There are reasons for this abiding lack of a strong central image. Though his work was never less than professional, and was very frequently inspired, he wrote too much to be easily grasped either by readers or by science fiction scholars. He wrote lots of space operas, decades before that despised form began, in the 1990s, to intrigue younger writers of ambition.

His political views – the kind of surly but compassionate libertarianism that may be unique to mid-century America – decreasingly matched the temper of our increasingly interconnected times. He expounded these views in two or three long series of connected novels, and many readers felt he played with a stacked deck in making his arguments win out. Occasionally, he descended to a somewhat stilted poetic manner, which consorted uneasily with the hard scientific thought that underlaid almost all his work.
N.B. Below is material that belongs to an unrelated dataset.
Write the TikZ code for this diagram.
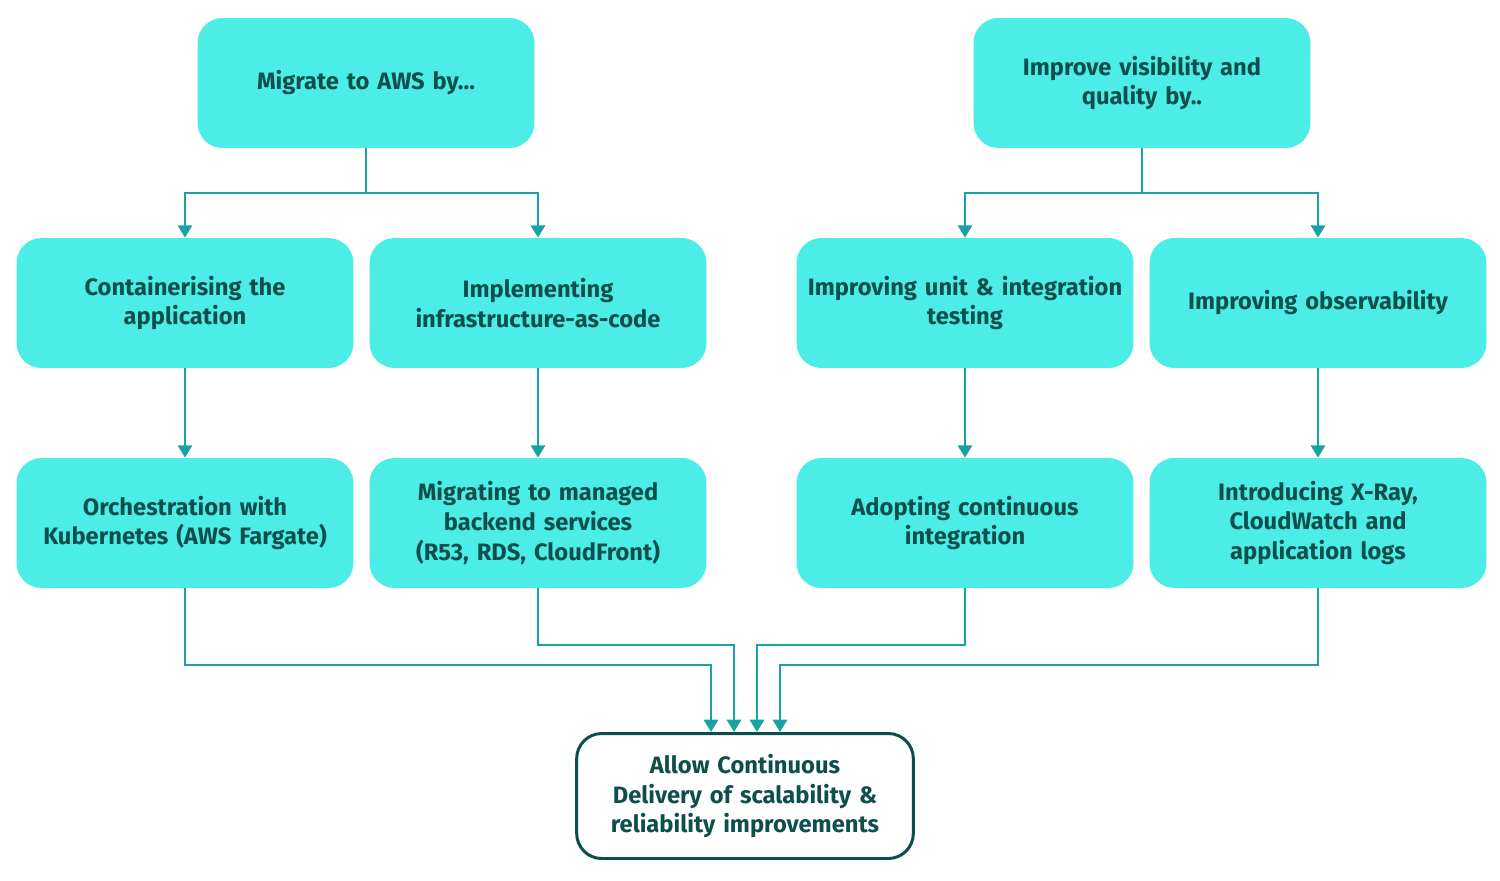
\documentclass[tikz,border=0pt]{standalone}
\usepackage{fontspec}
\setmainfont{Fira Sans}
\usetikzlibrary{arrows.meta,calc}
\definecolor{boxc}{HTML}{4BEDE6}
\definecolor{linec}{HTML}{17A3A5}
\definecolor{txtc}{HTML}{0E4F4C}
\definecolor{bordc}{HTML}{0B4F4A}
\tikzset{
 box/.style={draw=none,fill=boxc,rounded corners=0.5cm,minimum width=6.74cm,minimum height=2.6cm,text width=6.5cm,align=center,text=txtc,font=\fontsize{13.5}{17}\selectfont\bfseries},
 endbox/.style={box,fill=white,draw=bordc,line width=1.7pt,minimum width=6.65cm,minimum height=2.5cm},
 arr/.style={draw=linec,line width=1.6pt,-{Triangle[length=7pt,width=8pt]}},
 ln/.style={draw=linec,line width=1.6pt}
}
\begin{document}
\begin{tikzpicture}[x=0.02cm,y=-0.02cm]
\useasboundingbox (0,0) rectangle (1500,880);
\node[box] (m) at (366,83) {Migrate to AWS by...};
\node[box] (v) at (1142,83) {Improve visibility and\\quality by..};
\node[box] (c1) at (185,303) {Containerising the\\application};
\node[box] (c2) at (538,303) {Implementing\\infrastructure-as-code};
\node[box] (c3) at (965,303) {Improving unit \& integration\\testing};
\node[box] (c4) at (1318,303) {Improving observability};
\node[box] (o1) at (185,523) {Orchestration with\\Kubernetes (AWS Fargate)};
\node[box] (o2) at (538,523) {Migrating to managed\\backend services\\(R53, RDS, CloudFront)};
\node[box] (o3) at (965,523) {Adopting continuous\\integration};
\node[box] (o4) at (1318,523) {Introducing X-Ray,\\CloudWatch and\\application logs};
\node[endbox] (b) at (745,796) {Allow Continuous\\Delivery of scalability \&\\reliability improvements};
\coordinate (s1) at (366,193);
\coordinate (s2) at (1142,193);
\draw[ln] (m.south) -- (s1);
\draw[arr] (s1) -| (c1.north);
\draw[arr] (s1) -| (c2.north);
\draw[ln] (v.south) -- (s2);
\draw[arr] (s2) -| (c3.north);
\draw[arr] (s2) -| (c4.north);
\foreach \i in {1,...,4}{\draw[arr] (c\i.south) -- (o\i.north);}
\coordinate (t1) at (711,665);
\coordinate (t2) at (734,645);
\coordinate (t3) at (757,645);
\coordinate (t4) at (780,665);
\foreach \i in {1,...,4}{\draw[arr] (o\i.south) |- (t\i) -- (t\i |- b.north);}
\end{tikzpicture}
\end{document}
And finally, his four or five best novels defiantly refused to resemble one another.

In Anderson's first significant tale, Brain Wave (1954), our local solar system passes (after thousands of years of imprisonment) out of a galactic cloud which had been muffling brain activity; as soon as we escape, we begin to be as bright as we need to be in order to glory in the universe. The High Crusade (1960) transports a medieval knight and his liegemen to another planet, where they establish a boisterous feudalism. Tau Zero (1970) is a brilliant essay on the life and death of the entire universe, thinly coated with story. The Boat of a Million Years (1989) intricately chronicles the lives of a cadre of immortals whose lives intersect, over centuries, with our own mayfly spans; eventually, the immortals become impatient with us.

And there were dozens more, mostly science fiction; but fantasy novels of strong interest included Three Hearts and Three Lions (1961), A Midsummer Tempest (1974), which takes a kaleiodoscopic view of Shakespeare, and The Merman's Children (1979).

It was all perhaps too much, too various, too grumpy, too moody; at the same time, his whole huge corpus, in the end, seemed celebratory. He celebrated the world, the flesh, the devil, and story itself.